Less than two years after his acquittal, Clive was dead. He was only forty-nine. He was found with his throat slit in his London townhouse. But how did he die? Was it suicide or was he killed? We may never know. But the circumstances of his death; the secretive nighttime burial in an unmarked grave; the lack of inquest or investigation into the manner of his death, all suggests a cover-up.

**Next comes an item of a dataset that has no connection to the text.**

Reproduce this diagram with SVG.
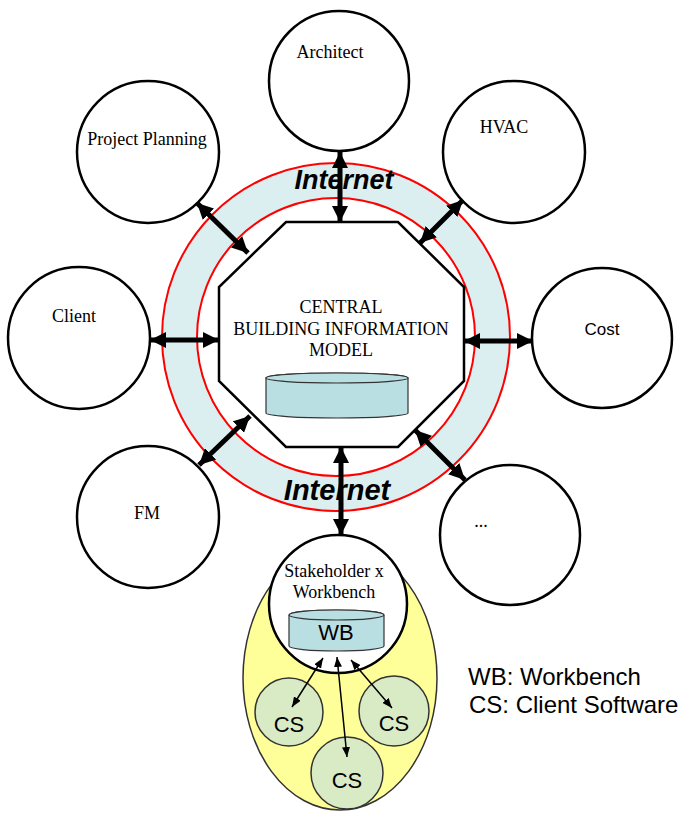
<svg xmlns="http://www.w3.org/2000/svg" width="682" height="815" viewBox="0 0 682 815">
<style>
.node{fill:#fff;stroke:#000;stroke-width:2.5}
.lbl{font-family:"Liberation Serif",serif;font-size:18px;fill:#000;text-anchor:middle}
.sans{font-family:"Liberation Sans",Arial,sans-serif;fill:#000}
.thick{stroke:#000;stroke-width:5;fill:none;marker-start:url(#hb);marker-end:url(#hb)}
.thin{stroke:#000;stroke-width:1.5;fill:none;marker-start:url(#hs);marker-end:url(#hs)}
.cyl{fill:#b9dfe3;stroke:#333;stroke-width:1.2}
.cs{fill:#d9ebc5;stroke:#333;stroke-width:1.5}
.net{font-family:"Liberation Sans",Arial,sans-serif;font-style:italic;font-weight:bold;fill:#000;text-anchor:middle}
</style>
<defs>
<marker id="hb" viewBox="0 0 16 16" refX="16" refY="8" markerWidth="16" markerHeight="16" markerUnits="userSpaceOnUse" orient="auto-start-reverse">
<path d="M0,0 L16,8 L0,16 z" fill="#000"/>
</marker>
<marker id="hs" viewBox="0 0 10 8" refX="10" refY="4" markerWidth="10" markerHeight="8" markerUnits="userSpaceOnUse" orient="auto-start-reverse">
<path d="M0,0 L10,4 L0,8 z" fill="#000"/>
</marker>
</defs>

<g id="internet-ring">
<circle cx="336" cy="337" r="156.5" fill="none" stroke="#dbeef0" stroke-width="35"/>
<circle cx="336" cy="337" r="174" fill="none" stroke="#ff0000" stroke-width="2"/>
<circle cx="336" cy="337" r="139" fill="none" stroke="#ff0000" stroke-width="2"/>
<text class="net" x="344" y="189" font-size="27">Internet</text>
<text class="net" x="337" y="500" font-size="29">Internet</text>
</g>

<g id="central-bim">
<polygon class="node" points="286,222 398,222 464,287 464,381 398,447 286,447 219,381 219,287" stroke-width="2"/>
<text class="lbl" x="341" y="313" font-size="17">CENTRAL</text>
<text class="lbl" x="341" y="335" font-size="17">BUILDING INFORMATION</text>
<text class="lbl" x="341" y="356" font-size="17">MODEL</text>
<path class="cyl" d="M266,378 L266,413 A71,5 0 0 0 408,413 L408,378 A71,5 0 0 0 266,378 Z"/>
<ellipse class="cyl" cx="337" cy="378" rx="71" ry="5"/>
</g>

<g id="architect">
<circle class="node" cx="339" cy="81" r="70"/>
<text class="lbl" x="330" y="58">Architect</text>
</g>
<g id="project-planning">
<circle class="node" cx="148" cy="152" r="71"/>
<text class="lbl" x="147" y="145">Project Planning</text>
</g>
<g id="hvac">
<circle class="node" cx="514" cy="152" r="71"/>
<text class="lbl" x="504" y="133">HVAC</text>
</g>
<g id="client">
<circle class="node" cx="79" cy="338" r="71"/>
<text class="lbl" x="74" y="322">Client</text>
</g>
<g id="cost">
<circle class="node" cx="602" cy="338" r="70"/>
<text class="sans" x="602" y="335" font-size="17" text-anchor="middle">Cost</text>
</g>
<g id="fm">
<circle class="node" cx="148" cy="517" r="71"/>
<text class="lbl" x="147" y="519">FM</text>
</g>
<g id="other">
<circle class="node" cx="510" cy="535" r="70"/>
<text class="lbl" x="481" y="527">...</text>
</g>

<g id="stakeholder">
<ellipse cx="340" cy="678" rx="97" ry="132" fill="#ffff99" stroke="#333" stroke-width="1.5"/>
<circle class="node" cx="338" cy="604" r="69"/>
<text class="lbl" x="334" y="577">Stakeholder x</text>
<text class="lbl" x="334" y="598">Workbench</text>
<path class="cyl" d="M289,615 L289,646 A47.5,5 0 0 0 384,646 L384,615 A47.5,5 0 0 0 289,615 Z"/>
<ellipse class="cyl" cx="336.5" cy="615" rx="47.5" ry="5"/>
<text class="sans" x="336" y="640" font-size="22" text-anchor="middle">WB</text>
</g>
<g id="cs-left">
<circle class="cs" cx="289" cy="712" r="34"/>
<text class="sans" x="289" y="732" font-size="22" text-anchor="middle">CS</text>
</g>
<g id="cs-right">
<circle class="cs" cx="394" cy="711" r="35"/>
<text class="sans" x="394" y="731" font-size="22" text-anchor="middle">CS</text>
</g>
<g id="cs-bottom">
<circle class="cs" cx="347" cy="773" r="36"/>
<text class="sans" x="347" y="788" font-size="22" text-anchor="middle">CS</text>
</g>

<g id="connectors">
<line class="thick" x1="340" y1="152" x2="340" y2="222"/>
<line class="thick" x1="197" y1="203" x2="248" y2="253"/>
<line class="thick" x1="463" y1="200" x2="420" y2="243"/>
<line class="thick" x1="150" y1="340" x2="219" y2="340"/>
<line class="thick" x1="464" y1="341" x2="533" y2="341"/>
<line class="thick" x1="199" y1="465" x2="250" y2="416"/>
<line class="thick" x1="415" y1="430" x2="465" y2="480"/>
<line class="thick" x1="341" y1="447" x2="341" y2="535"/>
<line class="thin" x1="323" y1="658" x2="292" y2="707"/>
<line class="thin" x1="337" y1="657" x2="347" y2="757"/>
<line class="thin" x1="351" y1="660" x2="392" y2="708"/>
</g>

<g id="legend">
<text class="sans" x="468" y="685" font-size="24">WB: Workbench</text>
<text class="sans" x="469" y="713" font-size="24">CS: Client Software</text>
</g>
</svg>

But by whom and for what reason? Was it to cover up the shame of suicide as some historians have suggested? It’s possible. Clive had suffered from bouts of depression in his youth and twice tried to kill himself. But that was long before he had achieved the great heights to which he had ascended in his career. In the year prior to his death, he had vanquished all his enemies and been exonerated by Parliament of all crimes; in fact, he was lauded and feted for the great service he had rendered to his country. Clive was lord of all he surveyed, and easily the richest man in England. Was this a man who would commit suicide when he could look forward to spending the rest of his days in great comfort and peace? Hardly.

Perhaps Clive was driven to suicide by guilt, for having abused his position as the Governor of Bengal to enrich himself, for putting into place policies that led to the terrible famine of Bengal that decimated a once vibrant economy and left in its wake three million dead. But this was a man who showed no remorse whatsoever during his impeachment trial, brushing aside any responsibility for what had happened in Bengal. If you read his impeachment defense, you will find he made this amply clear.  Was this therefore the man who would commit suicide because he was plagued by guilt? Hardly.

The most likely scenario is that Clive was killed. But by whom and for what reason? I have unraveled that mystery for you in Arms Wide Asunder.